PYONGYANG, North Korea -- The Illustrious General has had a busy year.
Since making his international debut a year ago yesterday, Kim Jong Un has served as military strategist, political statesman and trusted deputy to his father, leader Kim Jong Il.
The newly minted four-star general, believed in his late 20s, is widely credited at home with orchestrating a deadly artillery attack on a front-line South Korean island that nearly brought the foes to the brink of another war. He appears regularly with his father at marquee events and accompanies him on inspection trips to farms and factories, visits now commemorated with plaques bearing his name.

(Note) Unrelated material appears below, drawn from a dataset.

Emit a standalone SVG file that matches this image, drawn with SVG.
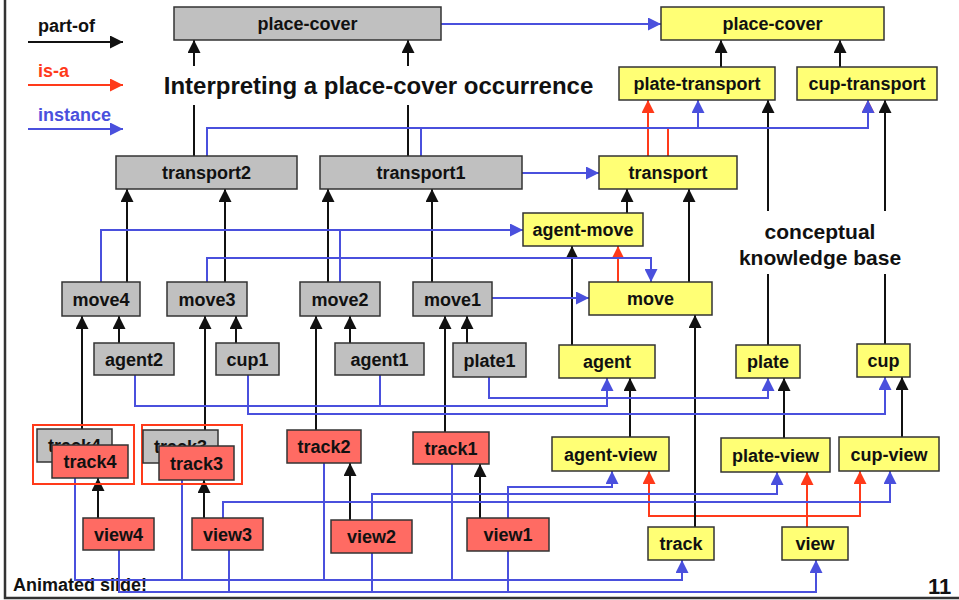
<svg xmlns="http://www.w3.org/2000/svg" width="959" height="600" viewBox="0 0 959 600">
<defs>
<style>
text{font-family:"Liberation Sans",Arial,sans-serif;font-weight:bold;font-size:18px;fill:#111}
.n text{text-anchor:middle}
.g rect{fill:#c0c0c0;stroke:#333;stroke-width:1.5}
.y rect{fill:#ffff75;stroke:#333;stroke-width:1.5}
.r rect{fill:#ff6b63;stroke:#333;stroke-width:1.5}
.grp{fill:none;stroke:#ff3a1a;stroke-width:2}
.k{fill:none;stroke:#111;stroke-width:2}
.rd{fill:none;stroke:#ff3a1a;stroke-width:2}
.b{fill:none;stroke:#4a50dd;stroke-width:2}
.ka{marker-end:url(#mk)}
.ra{marker-end:url(#mr)}
.ba{marker-end:url(#mb)}
</style>
<marker id="mk" markerUnits="userSpaceOnUse" markerWidth="13" markerHeight="13" refX="13" refY="6.5" orient="auto"><path d="M0,0L13,6.5L0,13z" fill="#111"/></marker>
<marker id="mr" markerUnits="userSpaceOnUse" markerWidth="13" markerHeight="13" refX="13" refY="6.5" orient="auto"><path d="M0,0L13,6.5L0,13z" fill="#ff3a1a"/></marker>
<marker id="mb" markerUnits="userSpaceOnUse" markerWidth="13" markerHeight="13" refX="13" refY="6.5" orient="auto"><path d="M0,0L13,6.5L0,13z" fill="#4a50dd"/></marker>
</defs>
<rect width="959" height="600" fill="#fff"/>
<path d="M5,0V598H959" fill="none" stroke="#333" stroke-width="2.5"/>

<g id="legend">
<text x="38" y="32">part-of</text>
<path class="k ka" d="M28,42H123"/>
<text x="38" y="77" style="fill:#ff3a1a">is-a</text>
<path class="rd ra" d="M28,85H123"/>
<text x="38" y="121" style="fill:#4a50dd">instance</text>
<path class="b ba" d="M28,129H123"/>
</g>

<text x="378.5" y="94" style="font-size:24px;text-anchor:middle">Interpreting a place-cover occurrence</text>
<text x="820" y="239" style="font-size:21px;text-anchor:middle">conceptual</text>
<text x="820" y="265" style="font-size:21px;text-anchor:middle">knowledge base</text>
<text x="13" y="591">Animated slide!</text>
<text x="928" y="594" style="font-size:22px">11</text>

<g id="connectors">
<!-- red is-a (under blue) -->
<path class="rd ra" d="M648,156V100"/>
<path class="rd ra" d="M668,156V128H868V100"/>
<path class="rd ra" d="M618,282V246"/>
<path class="rd ra" d="M807,527V472"/>
<path class="rd ra" d="M807,516H649V471"/>
<path class="rd ra" d="M807,516H860V471"/>
<!-- black part-of -->
<path class="k ka" d="M194,66V40"/><path class="k" d="M194,105V156"/>
<path class="k ka" d="M408,66V40"/><path class="k" d="M408,105V156"/>
<path class="k ka" d="M127,282V189"/>
<path class="k ka" d="M225,282V189"/>
<path class="k ka" d="M328,282V189"/>
<path class="k ka" d="M432,282V189"/>
<path class="k ka" d="M119,343V316"/>
<path class="k ka" d="M82,429V316"/>
<path class="k ka" d="M236,343V316"/>
<path class="k ka" d="M205,430V316"/>
<path class="k ka" d="M350,343V316"/>
<path class="k ka" d="M316,430V316"/>
<path class="k ka" d="M467,343V316"/>
<path class="k ka" d="M445,432V316"/>
<path class="k ka" d="M98,518V478"/>
<path class="k ka" d="M204,518V480"/>
<path class="k ka" d="M350,520V463"/>
<path class="k ka" d="M480,518V464"/>
<path class="k ka" d="M721,67V40"/>
<path class="k ka" d="M840,67V40"/>
<path class="k ka" d="M689,282V189"/>
<path class="k ka" d="M627,213V189"/>
<path class="k ka" d="M572,345V246"/>
<path class="k ka" d="M695,527V315"/>
<path class="k ka" d="M768,211V100"/><path class="k" d="M768,274V345"/>
<path class="k ka" d="M885,211V100"/><path class="k" d="M885,274V344"/>
<path class="k ka" d="M630,437V378"/>
<path class="k ka" d="M784,438V378"/>
<path class="k ka" d="M902,437V377"/>
<!-- blue instance -->
<path class="b ba" d="M441,24H661"/>
<path class="b ba" d="M522,173H599"/>
<path class="b ba" d="M207,156V128H868V100"/>
<path class="b ba" d="M421,156V128H698V100"/>
<path class="b ba" d="M101,282V230H523"/>
<path class="b" d="M340,282V230"/>
<path class="b ba" d="M207,282V258H651V282"/>
<path class="b ba" d="M492,298H589"/>
<path class="b ba" d="M135,375V406H607V378"/>
<path class="b" d="M380,375V406"/>
<path class="b ba" d="M248,375V414H885V377"/>
<path class="b ba" d="M489,377V398H768V378"/>
<path class="b ba" d="M508,518V487H612V471"/>
<path class="b ba" d="M372,520V494H777V472"/>
<path class="b ba" d="M223,518V502H890V471"/>
<path class="b ba" d="M75,478V580H682V560"/>
<path class="b" d="M182,480V580M324,463V580M452,464V580"/>
<path class="b ba" d="M119,550V592H816V560"/>
<path class="b" d="M229,550V592M372,553V592M508,551V592"/>
</g>

<g id="pc_g" class="n g"><rect x="174" y="7" width="267" height="33"/><text x="307.5" y="30">place-cover</text></g>
<g id="transport2" class="n g"><rect x="116" y="156" width="181" height="33"/><text x="206.5" y="179">transport2</text></g>
<g id="transport1" class="n g"><rect x="320" y="156" width="202" height="33"/><text x="421" y="179">transport1</text></g>
<g id="move4" class="n g"><rect x="62" y="282" width="78" height="34"/><text x="101" y="305.5">move4</text></g>
<g id="move3" class="n g"><rect x="167" y="282" width="80" height="34"/><text x="207" y="305.5">move3</text></g>
<g id="move2" class="n g"><rect x="300" y="282" width="80" height="34"/><text x="340" y="305.5">move2</text></g>
<g id="move1" class="n g"><rect x="413" y="282" width="79" height="34"/><text x="452.5" y="305.5">move1</text></g>
<g id="agent2" class="n g"><rect x="94" y="343" width="80" height="32"/><text x="134" y="365.5">agent2</text></g>
<g id="cup1" class="n g"><rect x="216" y="343" width="63" height="32"/><text x="247.5" y="365.5">cup1</text></g>
<g id="agent1" class="n g"><rect x="335" y="343" width="89" height="32"/><text x="379.5" y="365.5">agent1</text></g>
<g id="plate1" class="n g"><rect x="453" y="343" width="73" height="34"/><text x="489.5" y="366.5">plate1</text></g>

<g id="track4grp" class="n">
<rect class="grp" x="33" y="425" width="101" height="59"/>
<g class="g"><rect x="37" y="429" width="75" height="33"/><text x="74.5" y="452">track4</text></g>
<g class="r"><rect x="52" y="445" width="76" height="33"/><text x="90" y="468">track4</text></g>
</g>
<g id="track3grp" class="n">
<rect class="grp" x="142" y="425" width="100" height="59"/>
<g class="g"><rect x="143" y="430" width="75" height="33"/><text x="180.5" y="453">track3</text></g>
<g class="r"><rect x="159" y="446" width="75" height="34"/><text x="196.5" y="469.5">track3</text></g>
</g>
<g id="track2" class="n r"><rect x="287" y="430" width="74" height="33"/><text x="324" y="453">track2</text></g>
<g id="track1" class="n r"><rect x="413" y="432" width="76" height="32"/><text x="451" y="454.5">track1</text></g>
<g id="view4" class="n r"><rect x="83" y="518" width="71" height="32"/><text x="118.5" y="540.5">view4</text></g>
<g id="view3" class="n r"><rect x="192" y="518" width="71" height="32"/><text x="227.5" y="540.5">view3</text></g>
<g id="view2" class="n r"><rect x="331" y="520" width="81" height="33"/><text x="371.5" y="543">view2</text></g>
<g id="view1" class="n r"><rect x="467" y="518" width="82" height="33"/><text x="508" y="541">view1</text></g>

<g id="pc_y" class="n y"><rect x="661" y="7" width="223" height="33"/><text x="772.5" y="30">place-cover</text></g>
<g id="plate-transport" class="n y"><rect x="619" y="67" width="156" height="33"/><text x="697" y="90">plate-transport</text></g>
<g id="cup-transport" class="n y"><rect x="797" y="67" width="140" height="33"/><text x="867" y="90">cup-transport</text></g>
<g id="transport" class="n y"><rect x="599" y="156" width="138" height="33"/><text x="668" y="179">transport</text></g>
<g id="agent-move" class="n y"><rect x="523" y="213" width="120" height="33"/><text x="583" y="236">agent-move</text></g>
<g id="move" class="n y"><rect x="589" y="282" width="123" height="33"/><text x="650.5" y="305">move</text></g>
<g id="agent" class="n y"><rect x="559" y="345" width="96" height="33"/><text x="607" y="368">agent</text></g>
<g id="plate" class="n y"><rect x="736" y="345" width="64" height="33"/><text x="768" y="368">plate</text></g>
<g id="cup" class="n y"><rect x="857" y="344" width="53" height="33"/><text x="883.5" y="367">cup</text></g>
<g id="agent-view" class="n y"><rect x="552" y="437" width="117" height="34"/><text x="610.5" y="460.5">agent-view</text></g>
<g id="plate-view" class="n y"><rect x="721" y="438" width="109" height="34"/><text x="775.5" y="461.5">plate-view</text></g>
<g id="cup-view" class="n y"><rect x="839" y="437" width="100" height="34"/><text x="889" y="460.5">cup-view</text></g>
<g id="track" class="n y"><rect x="648" y="527" width="66" height="33"/><text x="681" y="550">track</text></g>
<g id="view" class="n y"><rect x="782" y="527" width="66" height="33"/><text x="815" y="550">view</text></g>
</svg>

Officials even say Jong Un, who was on hand for a recent state visit by Laos' president, has been entrusted with full leadership of the country while his father has made extended trips to China and Russia over the last year.
At least that's the official portrait emerging of the young man who in just one year has cemented his status as North Korea's next leader.
The inner workings of North Korea's political leadership and mythmaking have never been easy for the outside world to fathom or confirm. Information is tightly controlled, both to the people at home and to the wider world. Dissent and opposition carry the price of forced labor or execution, according to human rights groups and the U.S. State Department.
Still, North Korea has made substantial progress in building up the cult of personality surrounding Jong Un, and a biography and other top government and political posts can be expected over the coming months, says Yoo Ho-yeol, a professor at Korea University in South Korea.